House Republicans have wasted no time in trying to amend the Clean Air Act to their liking.
Shortly after John Boehner took his gavel and new title of Speaker of the House, Rep. Marsha Blackburn (R-Tenn.) introduced H.R. 97, which would block the Environmental Protection Agency from regulating greenhouse gases. Despite new calls for transparency on Capitol Hill as of the posting of this blog, no summary or text of the bill has been made available.
While an official text has yet to be posted, the Southern Alliance for Clean Energy had a posting that says the proposal is “reminiscent of a similar measure she introduced in 2009 with Rep. Jerry Moran of Kansas (H.J. Res. 66).” The text of that now nearly two-year-old proposal is as straightforward as it gets. “Congress disapproves the rule submitted by the Administrator of the Environmental Protection Agency relating to endangerment and cause or contribute findings for greenhouse gases under section 202(a) of the Clean Air Act (74 Fed. Reg. 66496 (December 15, 2009)), and such rule shall have no force or effect.”
Blackburn’s proposal had a total of 46 co-sponsors and even included one Democrat, Rep. Dan Boren of Oklahoma’s 2nd Congressional District. Boren is an interesting member of the Democratic Party as he recently penned an anti-earmark op-ed with climate change denier and fellow Oklahoman Sen. James Inhofe. Boren is also one of the Democrats who voted against Nancy Pelosi (D-Calif.) on Wednesday.
As for other anti-climate actions taken in the first 48 hours of the 112th Congress, Texas’ John Carter has introduced House Joint Resolution 7, which is another disapproval resolution of EPA regulations.
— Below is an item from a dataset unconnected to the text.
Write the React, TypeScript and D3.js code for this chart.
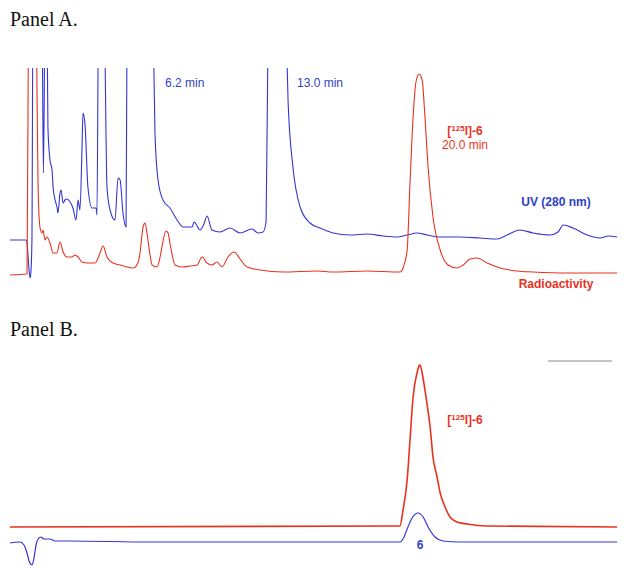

All in all, this is a pretty strong start for the anti-environment wing of the Republican Party, which hasn’t even released the big guns yet. New Energy and Commerce Committee Chairman, Rep. Fred Upton (R-Mich.), has yet to put his name on these proposals. But to be fair, the chairman of the Oversight and Government Committee, Rep. Darrell Issa (R-Calif.), did co-sponsor the Blackburn resolution. So I take it back: One big gun has taken a first shot against the EPA. If the first 48 hours are any indication, it looks like plenty more shots are to come.